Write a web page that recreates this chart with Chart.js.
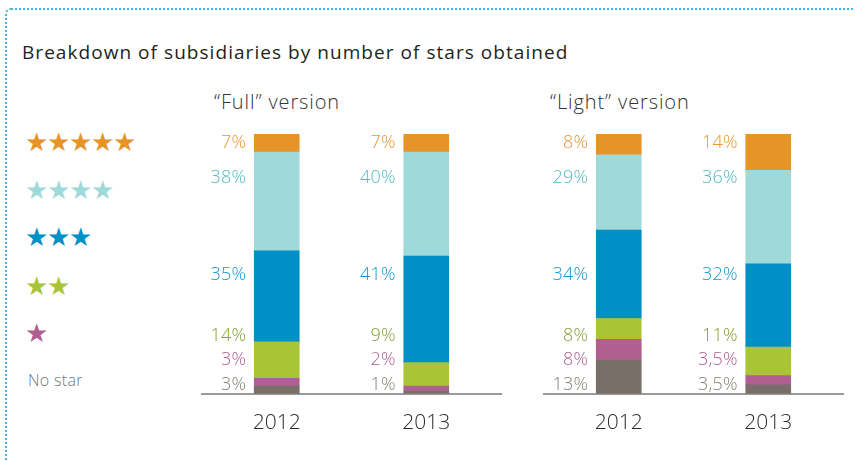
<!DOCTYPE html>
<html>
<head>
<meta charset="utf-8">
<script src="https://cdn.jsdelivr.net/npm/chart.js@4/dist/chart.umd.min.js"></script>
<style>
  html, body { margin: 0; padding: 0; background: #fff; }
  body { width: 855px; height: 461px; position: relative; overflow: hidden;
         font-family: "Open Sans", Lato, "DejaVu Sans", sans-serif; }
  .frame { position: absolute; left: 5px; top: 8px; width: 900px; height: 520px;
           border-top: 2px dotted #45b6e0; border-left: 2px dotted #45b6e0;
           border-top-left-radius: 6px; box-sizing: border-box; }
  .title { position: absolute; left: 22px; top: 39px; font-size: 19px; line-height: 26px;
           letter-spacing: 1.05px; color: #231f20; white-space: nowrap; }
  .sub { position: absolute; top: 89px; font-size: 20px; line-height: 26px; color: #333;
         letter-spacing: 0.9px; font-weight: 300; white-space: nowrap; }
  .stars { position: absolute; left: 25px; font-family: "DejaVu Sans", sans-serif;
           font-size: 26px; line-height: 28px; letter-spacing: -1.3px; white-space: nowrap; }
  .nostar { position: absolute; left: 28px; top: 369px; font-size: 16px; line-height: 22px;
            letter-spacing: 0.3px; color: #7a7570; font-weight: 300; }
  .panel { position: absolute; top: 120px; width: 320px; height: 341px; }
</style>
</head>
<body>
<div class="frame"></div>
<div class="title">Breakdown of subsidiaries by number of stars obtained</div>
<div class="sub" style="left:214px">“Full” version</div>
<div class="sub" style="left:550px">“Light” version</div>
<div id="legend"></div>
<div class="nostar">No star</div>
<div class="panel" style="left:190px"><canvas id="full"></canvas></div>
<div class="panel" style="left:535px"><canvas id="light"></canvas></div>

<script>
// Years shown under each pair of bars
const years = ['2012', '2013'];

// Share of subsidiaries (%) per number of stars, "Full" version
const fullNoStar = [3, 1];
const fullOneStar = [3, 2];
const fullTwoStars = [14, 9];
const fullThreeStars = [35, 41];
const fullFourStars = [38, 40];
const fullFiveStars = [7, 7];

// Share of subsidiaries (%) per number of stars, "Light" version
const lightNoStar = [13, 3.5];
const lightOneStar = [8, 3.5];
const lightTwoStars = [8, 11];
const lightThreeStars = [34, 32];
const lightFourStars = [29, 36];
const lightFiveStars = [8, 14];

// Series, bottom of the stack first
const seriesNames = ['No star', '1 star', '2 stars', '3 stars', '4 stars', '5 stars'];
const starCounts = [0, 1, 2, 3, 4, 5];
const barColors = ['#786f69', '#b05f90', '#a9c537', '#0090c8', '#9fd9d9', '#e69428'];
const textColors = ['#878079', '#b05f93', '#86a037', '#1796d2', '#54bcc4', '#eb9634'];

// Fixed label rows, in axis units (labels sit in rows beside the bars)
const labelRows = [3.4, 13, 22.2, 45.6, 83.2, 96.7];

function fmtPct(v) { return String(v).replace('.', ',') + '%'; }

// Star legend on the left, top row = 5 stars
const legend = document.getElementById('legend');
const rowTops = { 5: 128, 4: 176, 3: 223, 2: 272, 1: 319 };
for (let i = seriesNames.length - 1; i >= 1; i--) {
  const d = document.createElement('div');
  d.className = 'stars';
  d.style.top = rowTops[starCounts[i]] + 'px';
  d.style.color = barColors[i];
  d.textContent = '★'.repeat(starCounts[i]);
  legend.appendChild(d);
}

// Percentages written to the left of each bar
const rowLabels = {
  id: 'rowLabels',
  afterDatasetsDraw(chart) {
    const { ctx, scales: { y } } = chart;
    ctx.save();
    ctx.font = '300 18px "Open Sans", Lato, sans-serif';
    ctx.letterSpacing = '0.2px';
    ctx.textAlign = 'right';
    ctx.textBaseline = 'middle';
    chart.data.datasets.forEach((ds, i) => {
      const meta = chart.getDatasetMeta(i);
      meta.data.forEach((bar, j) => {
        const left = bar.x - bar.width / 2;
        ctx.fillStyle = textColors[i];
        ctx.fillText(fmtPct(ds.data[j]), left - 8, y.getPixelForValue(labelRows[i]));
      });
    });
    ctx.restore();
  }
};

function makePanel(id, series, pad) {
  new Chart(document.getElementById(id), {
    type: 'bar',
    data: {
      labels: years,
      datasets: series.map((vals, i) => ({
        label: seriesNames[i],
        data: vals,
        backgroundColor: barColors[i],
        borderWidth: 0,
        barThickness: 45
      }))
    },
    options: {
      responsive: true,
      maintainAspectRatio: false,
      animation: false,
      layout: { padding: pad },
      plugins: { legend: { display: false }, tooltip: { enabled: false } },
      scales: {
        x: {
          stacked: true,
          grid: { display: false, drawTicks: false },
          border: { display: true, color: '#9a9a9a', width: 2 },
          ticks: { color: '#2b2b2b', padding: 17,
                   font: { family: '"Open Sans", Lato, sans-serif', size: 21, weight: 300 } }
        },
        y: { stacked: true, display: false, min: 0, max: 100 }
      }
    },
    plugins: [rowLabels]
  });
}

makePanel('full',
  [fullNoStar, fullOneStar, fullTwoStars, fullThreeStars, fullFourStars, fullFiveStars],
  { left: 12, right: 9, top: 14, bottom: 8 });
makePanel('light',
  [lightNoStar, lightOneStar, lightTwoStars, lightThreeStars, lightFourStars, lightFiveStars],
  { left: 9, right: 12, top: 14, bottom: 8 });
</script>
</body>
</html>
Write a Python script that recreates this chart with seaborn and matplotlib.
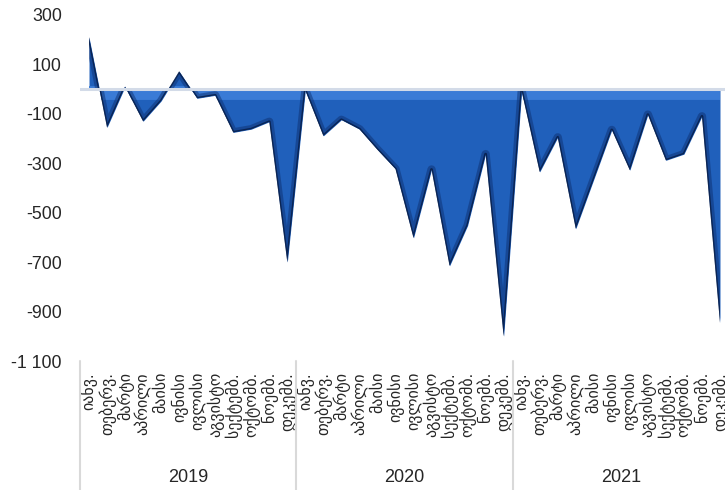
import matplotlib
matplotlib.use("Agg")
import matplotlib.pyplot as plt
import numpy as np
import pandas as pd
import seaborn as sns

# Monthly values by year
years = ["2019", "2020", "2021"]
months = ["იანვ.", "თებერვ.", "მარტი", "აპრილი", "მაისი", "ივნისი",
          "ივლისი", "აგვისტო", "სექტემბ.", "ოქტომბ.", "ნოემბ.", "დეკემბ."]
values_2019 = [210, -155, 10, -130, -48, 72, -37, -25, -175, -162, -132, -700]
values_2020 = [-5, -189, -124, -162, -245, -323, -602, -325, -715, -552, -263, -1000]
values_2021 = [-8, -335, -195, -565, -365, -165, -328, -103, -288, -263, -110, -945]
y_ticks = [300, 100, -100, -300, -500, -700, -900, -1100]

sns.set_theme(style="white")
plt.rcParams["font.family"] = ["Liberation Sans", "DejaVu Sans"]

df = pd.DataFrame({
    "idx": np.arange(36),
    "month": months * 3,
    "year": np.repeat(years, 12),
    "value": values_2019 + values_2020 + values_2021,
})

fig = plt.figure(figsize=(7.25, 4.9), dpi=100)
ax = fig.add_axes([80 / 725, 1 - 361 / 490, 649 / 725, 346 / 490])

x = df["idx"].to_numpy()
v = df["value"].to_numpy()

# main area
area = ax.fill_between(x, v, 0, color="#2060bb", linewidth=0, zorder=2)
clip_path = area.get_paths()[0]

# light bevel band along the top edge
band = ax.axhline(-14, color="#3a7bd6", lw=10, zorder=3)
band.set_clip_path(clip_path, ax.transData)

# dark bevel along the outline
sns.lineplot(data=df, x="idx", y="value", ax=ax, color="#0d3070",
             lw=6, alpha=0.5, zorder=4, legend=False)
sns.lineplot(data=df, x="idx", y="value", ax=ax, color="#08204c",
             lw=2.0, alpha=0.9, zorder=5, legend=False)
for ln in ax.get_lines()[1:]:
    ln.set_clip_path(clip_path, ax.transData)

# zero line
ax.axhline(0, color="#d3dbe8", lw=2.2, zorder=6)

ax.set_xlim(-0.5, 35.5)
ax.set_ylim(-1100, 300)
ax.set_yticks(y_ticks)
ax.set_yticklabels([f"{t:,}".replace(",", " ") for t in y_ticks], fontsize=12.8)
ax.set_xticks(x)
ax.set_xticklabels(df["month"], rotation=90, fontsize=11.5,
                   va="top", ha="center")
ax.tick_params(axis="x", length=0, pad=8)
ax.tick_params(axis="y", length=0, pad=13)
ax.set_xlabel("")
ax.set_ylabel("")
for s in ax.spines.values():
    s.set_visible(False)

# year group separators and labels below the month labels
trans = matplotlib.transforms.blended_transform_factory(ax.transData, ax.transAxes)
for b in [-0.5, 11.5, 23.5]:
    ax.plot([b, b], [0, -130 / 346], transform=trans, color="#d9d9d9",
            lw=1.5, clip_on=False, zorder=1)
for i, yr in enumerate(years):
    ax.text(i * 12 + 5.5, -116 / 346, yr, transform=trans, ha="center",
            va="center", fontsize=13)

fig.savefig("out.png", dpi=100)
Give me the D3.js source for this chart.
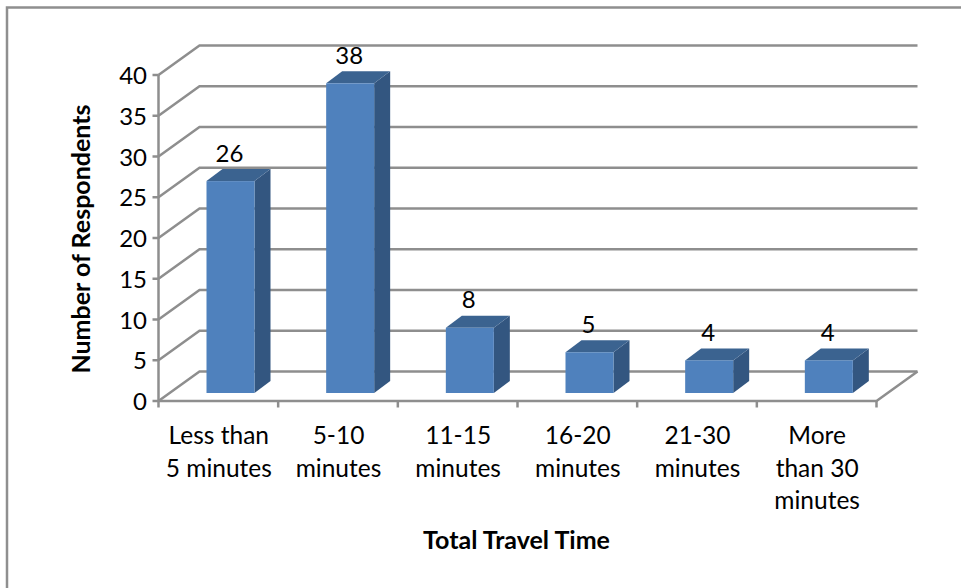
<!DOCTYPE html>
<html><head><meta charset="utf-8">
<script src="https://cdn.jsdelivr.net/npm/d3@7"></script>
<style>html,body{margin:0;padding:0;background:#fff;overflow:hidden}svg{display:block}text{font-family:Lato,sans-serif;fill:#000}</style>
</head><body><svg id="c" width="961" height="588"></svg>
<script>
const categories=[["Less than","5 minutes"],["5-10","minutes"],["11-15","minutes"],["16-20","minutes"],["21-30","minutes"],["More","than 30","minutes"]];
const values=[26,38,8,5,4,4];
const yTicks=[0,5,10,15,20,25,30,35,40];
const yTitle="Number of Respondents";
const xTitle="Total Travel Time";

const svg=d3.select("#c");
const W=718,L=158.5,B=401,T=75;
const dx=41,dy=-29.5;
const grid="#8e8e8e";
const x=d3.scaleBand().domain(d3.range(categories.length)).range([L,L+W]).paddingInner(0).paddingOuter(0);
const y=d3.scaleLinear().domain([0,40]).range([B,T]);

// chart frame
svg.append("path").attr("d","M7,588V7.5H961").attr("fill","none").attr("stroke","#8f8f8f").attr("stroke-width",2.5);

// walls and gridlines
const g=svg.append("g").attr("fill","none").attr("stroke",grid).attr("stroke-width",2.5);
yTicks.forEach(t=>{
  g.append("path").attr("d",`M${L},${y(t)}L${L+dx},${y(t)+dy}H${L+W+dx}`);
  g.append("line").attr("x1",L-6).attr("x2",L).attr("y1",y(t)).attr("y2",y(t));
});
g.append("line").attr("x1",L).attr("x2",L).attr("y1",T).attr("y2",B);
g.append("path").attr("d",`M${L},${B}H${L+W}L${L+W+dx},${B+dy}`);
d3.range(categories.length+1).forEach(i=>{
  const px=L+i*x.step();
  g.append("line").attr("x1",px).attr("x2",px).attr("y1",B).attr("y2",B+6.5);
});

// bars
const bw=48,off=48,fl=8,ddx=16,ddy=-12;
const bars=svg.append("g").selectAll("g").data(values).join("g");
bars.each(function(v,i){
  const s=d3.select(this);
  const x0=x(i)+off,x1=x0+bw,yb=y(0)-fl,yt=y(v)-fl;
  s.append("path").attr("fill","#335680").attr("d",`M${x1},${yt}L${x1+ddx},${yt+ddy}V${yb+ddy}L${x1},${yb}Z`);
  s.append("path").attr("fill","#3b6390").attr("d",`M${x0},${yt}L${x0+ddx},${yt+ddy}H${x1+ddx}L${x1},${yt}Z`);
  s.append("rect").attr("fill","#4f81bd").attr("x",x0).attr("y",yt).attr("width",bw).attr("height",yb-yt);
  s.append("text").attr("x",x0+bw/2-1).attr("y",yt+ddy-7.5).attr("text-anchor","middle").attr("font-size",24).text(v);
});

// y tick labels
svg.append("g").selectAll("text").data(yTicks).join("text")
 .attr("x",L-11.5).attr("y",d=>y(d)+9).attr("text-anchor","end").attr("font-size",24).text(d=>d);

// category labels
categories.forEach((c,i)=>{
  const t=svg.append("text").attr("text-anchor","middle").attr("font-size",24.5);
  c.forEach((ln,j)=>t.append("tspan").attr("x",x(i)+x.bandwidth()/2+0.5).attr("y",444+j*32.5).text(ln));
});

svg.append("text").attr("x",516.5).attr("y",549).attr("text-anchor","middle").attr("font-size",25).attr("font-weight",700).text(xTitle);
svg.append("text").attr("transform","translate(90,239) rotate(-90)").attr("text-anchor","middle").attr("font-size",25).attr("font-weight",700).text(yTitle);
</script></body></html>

--- What to work on ---
Copy the records above from the first line through the line containing "const years = ['2012', '2013'];", both included, and leave out any pictures.

--- Written answer ---
Write a web page that recreates this chart with Chart.js.
<!DOCTYPE html>
<html>
<head>
<meta charset="utf-8">
<script src="https://cdn.jsdelivr.net/npm/chart.js@4/dist/chart.umd.min.js"></script>
<style>
  html, body { margin: 0; padding: 0; background: #fff; }
  body { width: 855px; height: 461px; position: relative; overflow: hidden;
         font-family: "Open Sans", Lato, "DejaVu Sans", sans-serif; }
  .frame { position: absolute; left: 5px; top: 8px; width: 900px; height: 520px;
           border-top: 2px dotted #45b6e0; border-left: 2px dotted #45b6e0;
           border-top-left-radius: 6px; box-sizing: border-box; }
  .title { position: absolute; left: 22px; top: 39px; font-size: 19px; line-height: 26px;
           letter-spacing: 1.05px; color: #231f20; white-space: nowrap; }
  .sub { position: absolute; top: 89px; font-size: 20px; line-height: 26px; color: #333;
         letter-spacing: 0.9px; font-weight: 300; white-space: nowrap; }
  .stars { position: absolute; left: 25px; font-family: "DejaVu Sans", sans-serif;
           font-size: 26px; line-height: 28px; letter-spacing: -1.3px; white-space: nowrap; }
  .nostar { position: absolute; left: 28px; top: 369px; font-size: 16px; line-height: 22px;
            letter-spacing: 0.3px; color: #7a7570; font-weight: 300; }
  .panel { position: absolute; top: 120px; width: 320px; height: 341px; }
</style>
</head>
<body>
<div class="frame"></div>
<div class="title">Breakdown of subsidiaries by number of stars obtained</div>
<div class="sub" style="left:214px">“Full” version</div>
<div class="sub" style="left:550px">“Light” version</div>
<div id="legend"></div>
<div class="nostar">No star</div>
<div class="panel" style="left:190px"><canvas id="full"></canvas></div>
<div class="panel" style="left:535px"><canvas id="light"></canvas></div>

<script>
// Years shown under each pair of bars
const years = ['2012', '2013'];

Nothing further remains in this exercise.